Infatti anche la preghiera del Rosario (che a volte faccio in Latino) sembra molto più efficace e provo più piacere nel farlo.


Risposta del sacerdote

Carissima,
1. c’è del vero in quello che dici.
In qualche modo è stata la medesima esperienza che faceva Santa Teresa di Gesù Bambino.
Essendo religiosa, era tenuta alla recita dell’Ufficio divino.
Lo recitava in latino, ed evidentemente non ne conosceva il significato.
Però proprio parlando di questa preghiera scrisse: “Faccio come i bimbi che non sanno leggere, dico molto semplicemente al buon Dio quello che gli voglio dire, senza far belle frasi, e sempre mi capisce. Per me la preghiera è uno slancio del cuore, è un semplice sguardo gettato verso il Cielo, è un grido di gratitudine e di amore nella prova come nella gioia, insomma è qualche cosa di grande, di soprannaturale, che mi dilata l’anima e mi unisce a Gesù” (Storia di un’anima, 317).

2. Tuttavia è vero che ha grande importanza anche il contatto diretto con le parole, soprattutto se non si conosce la lingua in cui vengono proferite. 
Questo per vari motivi.
Innanzitutto perché queste preghiere, soprattutto quelle della liturgia della Chiesa, sono la preghiera stessa di Cristo.
Si tratta di una preghiera che preghiera è nutrimento e istruzione per la nostra anima.
Nello stesso tempo veicola i pensieri e i sentimenti del cuore. 

3. Come diceva Sant’Agostino, e come ripeteva San Tommaso d’Aquino, la preghiera non serve ad istruire Dio ma a cambiare noi, per renderci degni di accogliere quanto Dio già decretato di darci.
Ora le parole stesse del Signore ci dicono che cosa dobbiamo cambiare per essere degni delle sue promesse.

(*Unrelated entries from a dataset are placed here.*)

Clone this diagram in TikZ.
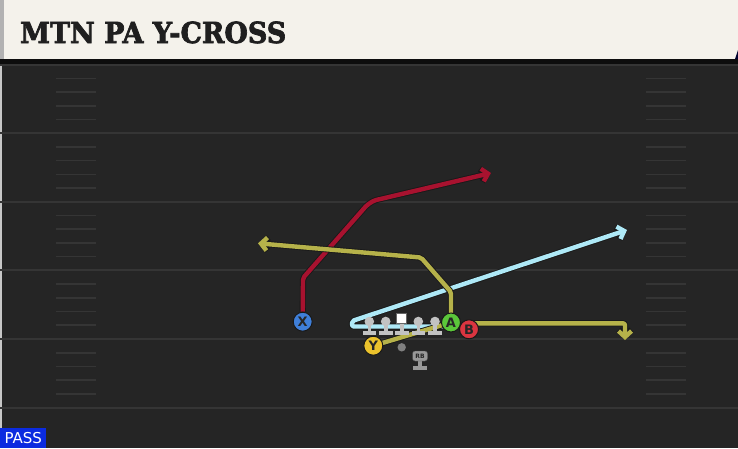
\documentclass[tikz,border=0pt]{standalone}
\usepackage{fontspec}
\setmainfont{DejaVu Sans}
\newfontfamily\titlefont[BoldFeatures={FakeBold=2.5}]{DejaVu Serif}
\usepackage{xcolor}
\usepackage{tikz}
\usetikzlibrary{arrows.meta,backgrounds}

\definecolor{field}{HTML}{252525}
\definecolor{fieldline}{HTML}{353535}
\definecolor{cream}{HTML}{F4F2EB}
\definecolor{redroute}{HTML}{A8122F}
\definecolor{oliveroute}{HTML}{B6B24A}
\definecolor{skyroute}{HTML}{AEE9F7}
\definecolor{xblue}{HTML}{3F7FD9}
\definecolor{agreen}{HTML}{5BC73A}
\definecolor{bred}{HTML}{DB3540}
\definecolor{ygold}{HTML}{EBC22C}
\definecolor{olgray}{HTML}{C2C2C2}
\definecolor{passblue}{HTML}{0B2BE0}

\begin{document}
\begin{tikzpicture}[x=1pt,y=-1pt,
    route/.style={line width=4.4pt, line join=round, rounded corners=2pt,
        -{Straight Barb[length=6pt,width=13pt]},
        preaction={draw=black!90, line width=6.2pt}},
    player/.style={circle, draw=black!90, line width=1pt, minimum size=19pt,
        inner sep=0pt, text=black!85, font=\bfseries\fontsize{13}{13}\selectfont}]
    \useasboundingbox (0,0) rectangle (738,448);

    % Players
    \node[player, fill=xblue] (X) at (302.7,321.7) {X};
    \node[player, fill=ygold] (Y) at (373.3,345.7) {Y};
    \node[player, fill=agreen] (A) at (451,322.5) {A};
    \node[player, fill=bred] (B) at (469,329.3) {B};

    % Route points
    \coordinate (x1) at (303,278);
    \coordinate (x2) at (367,205);
    \coordinate (x3) at (374,200.5);
    \coordinate (xEnd) at (491,173);
    \coordinate (c1) at (352,326.5);
    \coordinate (c2) at (352,321);
    \coordinate (cEnd) at (627,230);
    \coordinate (y1) at (451,292);
    \coordinate (y2) at (421,257.5);
    \coordinate (yEnd) at (258,243.3);
    \coordinate (b1) at (625,323.3);
    \coordinate (bEnd) at (625,340);

    \begin{scope}[on background layer]
    % Field
    \fill[field] (0,0) rectangle (738,448);
    \fill[black!22] (0,59) rectangle (1.5,448);
    \foreach \k in {0,...,5} {
        \draw[fieldline, line width=2pt] (0,64.6+68.6*\k) -- (738,64.6+68.6*\k);
    }
    \foreach \k in {0,...,4} {
        \foreach \j in {1,...,4} {
            \draw[fieldline, line width=1.6pt] (56,64.6+68.6*\k+13.72*\j) -- (96,64.6+68.6*\k+13.72*\j);
            \draw[fieldline, line width=1.6pt] (646,64.6+68.6*\k+13.72*\j) -- (686,64.6+68.6*\k+13.72*\j);
        }
    }

    % Header
    \fill[black!95] (0,58) rectangle (738,64);
    \fill[cream] (0,0) rectangle (738,59);
    \fill[black!30] (0,0) rectangle (4,59);
    \fill[black!70!blue!60!black] (738,50) -- (738,59) -- (735,59) -- cycle;

    % Routes
    \draw[route, redroute] (X) -- (x1) -- (x2) -- (x3) -- (xEnd);
    \draw[route, skyroute] (A.center |- c1) -- (c1) -- (c2) -- (cEnd);
    \draw[route, oliveroute] (Y.center) -- (A.center) -- (y1) -- (y2) -- (yEnd);
    \draw[route, oliveroute] (B.center |- b1) -- (b1) -- (bEnd);

    % Line
    \foreach \lx in {369.3,385.7,418.3,435} {
        \fill[olgray] (\lx,321.5) circle (4.8);
        \fill[olgray] (\lx-1.8,325) rectangle (\lx+1.8,331);
        \fill[olgray] (\lx-6.8,330.5) rectangle (\lx+6.8,335);
    }
    \fill[olgray] (399.9,322) rectangle (403.5,331);
    \fill[olgray] (394.9,330.5) rectangle (408.5,335);
    \draw[black!60, fill=white, line width=0.6pt] (396.7,313.5) rectangle (406.7,323.5);

    % Backfield
    \fill[black!50] (401.7,347.3) circle (4.2);
    \fill[black!40] (418.3,361) rectangle (421.7,366);
    \fill[black!40] (413.3,365.5) rectangle (426.7,370);
    \end{scope}

    \node[draw=black!70, fill=black!40, rounded corners=2.5pt, minimum width=15pt,
        minimum height=10pt, inner sep=0pt, text=black!85,
        font=\bfseries\fontsize{6}{6}\selectfont] (RB) at (420,356) {RB};

    \node[anchor=base west, inner sep=0pt, text=black!88,
        font=\titlefont\bfseries\fontsize{29}{29}\selectfont] (title) at (20,43) {\scalebox{0.93}[1]{MTN PA Y-CROSS}};

    % Play type
    \node[fill=passblue, text=white, anchor=south west, minimum width=46pt,
        minimum height=20pt, inner sep=0pt, font=\fontsize{15}{15}\selectfont] (pass) at (0,448) {PASS};
\end{tikzpicture}
\end{document}
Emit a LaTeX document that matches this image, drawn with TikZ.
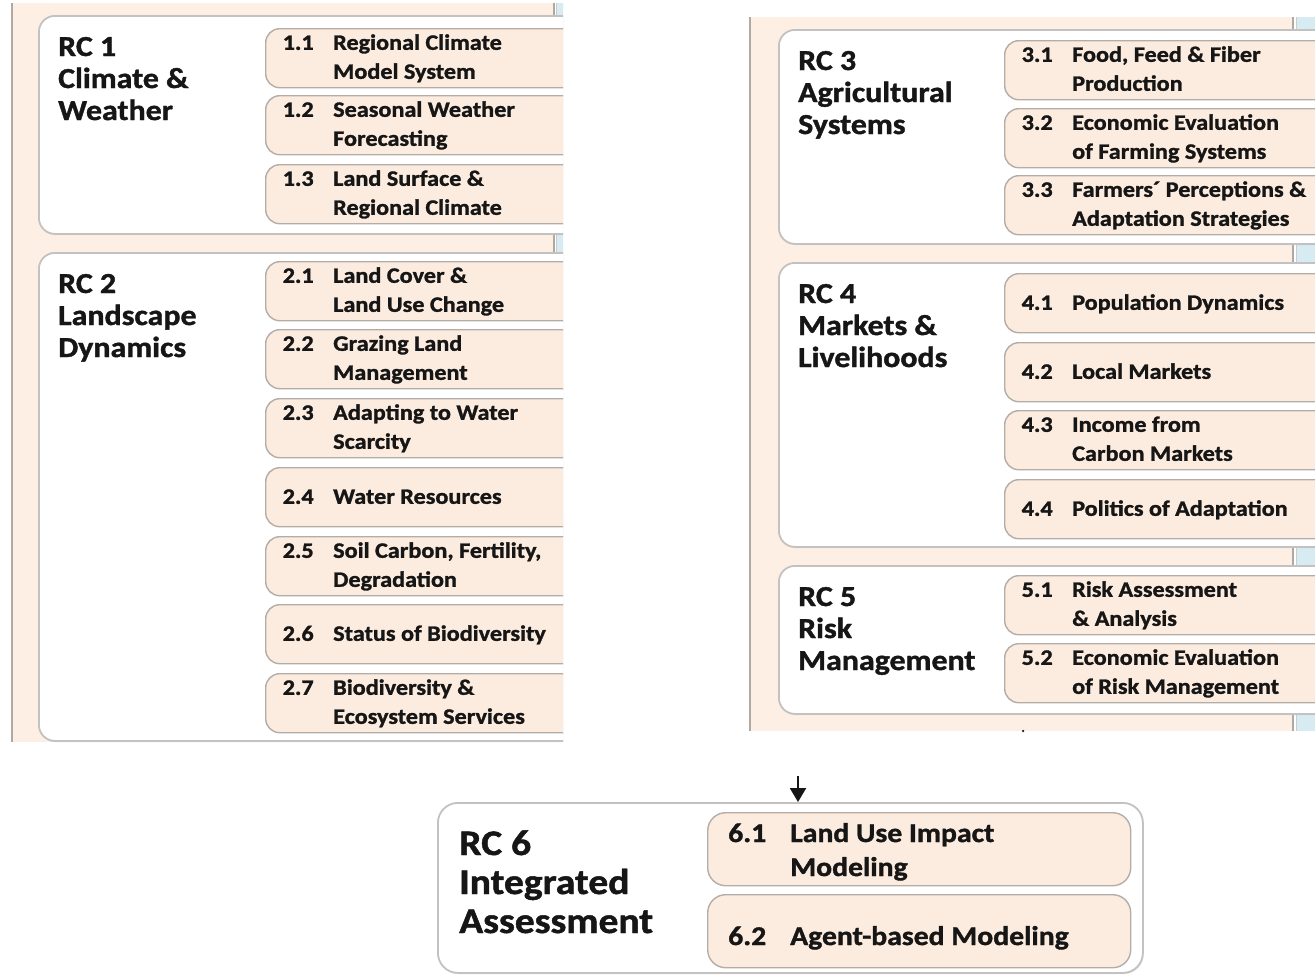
\documentclass[tikz,border=0pt]{standalone}
\usepackage{fontspec}
\setmainfont{Carlito}[FakeStretch=1.1,BoldFeatures={FakeBold=1.3}]
\usetikzlibrary{arrows.meta,shadows}
\definecolor{peach}{RGB}{253,239,228}
\definecolor{subfill}{RGB}{252,236,223}
\definecolor{subline}{RGB}{180,173,167}
\definecolor{boxline}{RGB}{196,194,192}
\definecolor{panelline}{RGB}{176,169,163}
\definecolor{stripblue}{RGB}{214,236,242}
\definecolor{txt}{RGB}{22,22,22}
\tikzset{
 panel/.style={fill=peach,draw=none,inner sep=0,outer sep=0,anchor=north west},
 stripbox/.style={fill=stripblue,draw=none,inner sep=0,outer sep=0,anchor=north west},
 rcbox/.style={fill=white,draw=boxline,line width=1.8pt,rounded corners=16pt,inner sep=0,anchor=north west,
   drop shadow={opacity=0.18,shadow xshift=0.8pt,shadow yshift=-1.3pt}},
 subbox/.style={fill=subfill,draw=subline,line width=1.4pt,rounded corners=14pt,inner sep=0,anchor=north west,
   minimum width=440pt,minimum height=59pt},
 bigsub/.style={subbox,rounded corners=18pt,minimum width=423pt,minimum height=73pt},
 ttl/.style={anchor=base west,inner sep=0,text=txt,font=\fontsize{29}{32}\selectfont\bfseries},
 stxt/.style={anchor=base west,inner sep=0,text=txt,font=\fontsize{22}{29}\selectfont\bfseries},
 bigttl/.style={ttl,font=\fontsize{36}{39}\selectfont\bfseries},
 bigtxt/.style={stxt,font=\fontsize{27}{34}\selectfont\bfseries},
}
\newcommand\RCTitle[6]{%
  \node[ttl] (#1a) at ({#2+20},{#3+41}) {#4};
  \node[ttl] (#1b) at ({#2+20},{#3+73}) {#5};
  \node[ttl] (#1c) at ({#2+20},{#3+105}) {#6};
}
\newcommand\SubTwo[6]{%
  \node[subbox] (#1) at (#2,#3) {};
  \node[stxt] (#1n) at ({#2+17.5},{#3+21.8}) {#4};
  \node[stxt] (#1a) at ({#2+68},{#3+21.8}) {#5};
  \node[stxt] (#1b) at ({#2+68},{#3+50.8}) {#6};
}
\newcommand\SubOne[5]{%
  \node[subbox] (#1) at (#2,#3) {};
  \node[stxt] (#1n) at ({#2+17.5},{#3+36.8}) {#4};
  \node[stxt] (#1a) at ({#2+68},{#3+36.8}) {#5};
}
\begin{document}
\begin{tikzpicture}[x=1pt,y=-1pt]
\useasboundingbox (0,0) rectangle (1315,975);
\fill[white] (0,0) rectangle (1315,975);
% ---------- left panel ----------
\begin{scope}
\clip (0,0) rectangle (563,975);
\node[panel,minimum width=542pt,minimum height=739pt] (lpanel) at (12,3) {};
\node[stripbox,minimum width=20pt,minimum height=739pt] (lstrip) at (556.5,3) {};
\draw[panelline,line width=1.4pt] (lpanel.north east) -- (lpanel.south east);
\draw[panelline!60,line width=0.8pt] (lstrip.north west) -- (lstrip.south west);
\draw[panelline,line width=2pt] (lpanel.north west) -- (lpanel.south west);
\node[rcbox,minimum width=580pt,minimum height=218pt] (rc1) at (38,15) {};
\RCTitle{t1}{38}{15}{RC 1}{Climate \&}{Weather}
\SubTwo{s11}{265}{28}{1.1}{Regional Climate}{Model System}
\SubTwo{s12}{265}{95}{1.2}{Seasonal Weather}{Forecasting}
\SubTwo{s13}{265}{164}{1.3}{Land Surface \&}{Regional Climate}
\node[rcbox,minimum width=580pt,minimum height=488pt] (rc2) at (38,252) {};
\RCTitle{t2}{38}{252}{RC 2}{Landscape}{Dynamics}
\SubTwo{s21}{265}{261}{2.1}{Land Cover \&}{Land Use Change}
\SubTwo{s22}{265}{329}{2.2}{Grazing Land}{Management}
\SubTwo{s23}{265}{398}{2.3}{Adapting to Water}{Scarcity}
\SubOne{s24}{265}{467}{2.4}{Water Resources}
\SubTwo{s25}{265}{536}{2.5}{Soil Carbon, Fertility,}{Degradation}
\SubOne{s26}{265}{604}{2.6}{Status of Biodiversity}
\SubTwo{s27}{265}{673}{2.7}{Biodiversity \&}{Ecosystem Services}
\end{scope}
% ---------- right panel ----------
\node[panel,minimum width=543pt,minimum height=714pt] (rpanel) at (750,17) {};
\node[stripbox,minimum width=20pt,minimum height=714pt] (rstrip) at (1296.5,17) {};
\draw[panelline,line width=1.4pt] (rpanel.north east) -- (rpanel.south east);
\draw[panelline!60,line width=0.8pt] (rstrip.north west) -- (rstrip.south west);
\draw[panelline,line width=2pt] (rpanel.north west) -- (rpanel.south west);
\node[rcbox,minimum width=580pt,minimum height=214pt] (rc3) at (778,29) {};
\RCTitle{t3}{778}{29}{RC 3}{Agricultural}{Systems}
\SubTwo{s31}{1004}{40}{3.1}{Food, Feed \& Fiber}{Production}
\SubTwo{s32}{1004}{108}{3.2}{Economic Evaluation}{of Farming Systems}
\SubTwo{s33}{1004}{175}{3.3}{Farmers´ Perceptions \&}{Adaptation Strategies}
\node[rcbox,minimum width=580pt,minimum height=284pt] (rc4) at (778,262) {};
\RCTitle{t4}{778}{262}{RC 4}{Markets \&}{Livelihoods}
\SubOne{s41}{1004}{273}{4.1}{Population Dynamics}
\SubOne{s42}{1004}{342}{4.2}{Local Markets}
\SubTwo{s43}{1004}{410}{4.3}{Income from}{Carbon Markets}
\SubOne{s44}{1004}{479}{4.4}{Politics of Adaptation}
\node[rcbox,minimum width=580pt,minimum height=148pt] (rc5) at (778,565) {};
\RCTitle{t5}{778}{565}{RC 5}{Risk}{Management}
\SubTwo{s51}{1004}{575}{5.1}{Risk Assessment}{\& Analysis}
\SubTwo{s52}{1004}{643}{5.2}{Economic Evaluation}{of Risk Management}
\node[fill=txt,circle,inner sep=0,minimum size=2.5pt] (dot) at (1023,731) {};
% ---------- RC 6 ----------
\node[rcbox,minimum width=705pt,minimum height=170pt,rounded corners=20pt] (rc6) at (437,802) {};
\node[bigttl] (t6a) at (459,855) {RC 6};
\node[bigttl] (t6b) at (459,894) {Integrated};
\node[bigttl] (t6c) at (459,933) {Assessment};
\node[bigsub] (s61) at (707,812) {};
\node[bigtxt] (s61n) at (728,842) {6.1};
\node[bigtxt] (s61a) at (790,842) {Land Use Impact};
\node[bigtxt] (s61b) at (790,876) {Modeling};
\node[bigsub] (s62) at (707,894) {};
\node[bigtxt] (s62n) at (728,945) {6.2};
\node[bigtxt] (s62a) at (790,945) {Agent-based Modeling};
\coordinate (a0) at (798,776);
\draw[txt,line width=2.2pt,-{Triangle[width=16pt,length=14pt]}] (a0) -- (a0 |- rc6.north);
\end{tikzpicture}
\end{document}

4. Inoltre c’è il pericolo di rimanere chiusi in una preghiera solo soggettiva.
Mentre l’aderenza alle parole ci rende solleciti della necessità di tutti: dei giusti e dei peccatori, di coloro che sono vicini e di coloro che sono lontani.
Le parole stesse del Signore allargano il nostro cuore e mettono la nostra preghiera in sintonia con la sua.

5. Santa Teresa di Gesù Bambino ricordava che talvolta ci sentiva arrida ed era proprio la preghiera vocale, fissata sulle parole che proferiva, a renderla subito più fervorosa. 
Scrive infatti: “Qualche volta, se il mio spirito è in un’aridità così grande che mi è impossibile trarne un pensiero per unirmi al buon Dio, recito molto lentamente un Padre nostro e poi il saluto angelico; allora queste preghiere mi rapiscono, nutrono l’anima mia ben più che se le avessi recitate precipitosamente un centinaio di volte.
La Santa Vergine mi mostra che non è affatto sdegnata con me, non manca mai di proteggermi appena l’invoco. Se mi sopravviene una preoccupazione, una difficoltà, subito mi volgo a lei, e sempre, come la più tenera delle madri, ella prende cura dei miei interessi. Quante volte parlando alle novizie mi è accaduto di invocarla e sentire i benefizi della sua protezione materna” (Storia di un’anima, 317).

6. Bisogna aggiungere tuttavia che anche nella preghiera non tutti hanno la medesima indole. Per cui qualcuno si trova meglio seguendo la tua strada, altri seguendone un’altra.
Salva la preghiera comune che necessariamente deve essere uniforme, è necessario lasciare che ognuno si esprima nel modo che maggiormente favorisce la sua devozione.
Anche questo fa parte del pluriforme modo di avvicinarsi a Dio secondo la bella espressione di Sant’Agostino: “Vedevo la Chiesa popolata di fedeli che avanzavano, l’uno in un modo, l’altro in un altro” (alius sic, alis sic ibat)” (Confessioni, VIII, 1,2).

Ringraziandoti per la tua preziosa testimonianza, ti benedico e ti ricordo nella preghiera.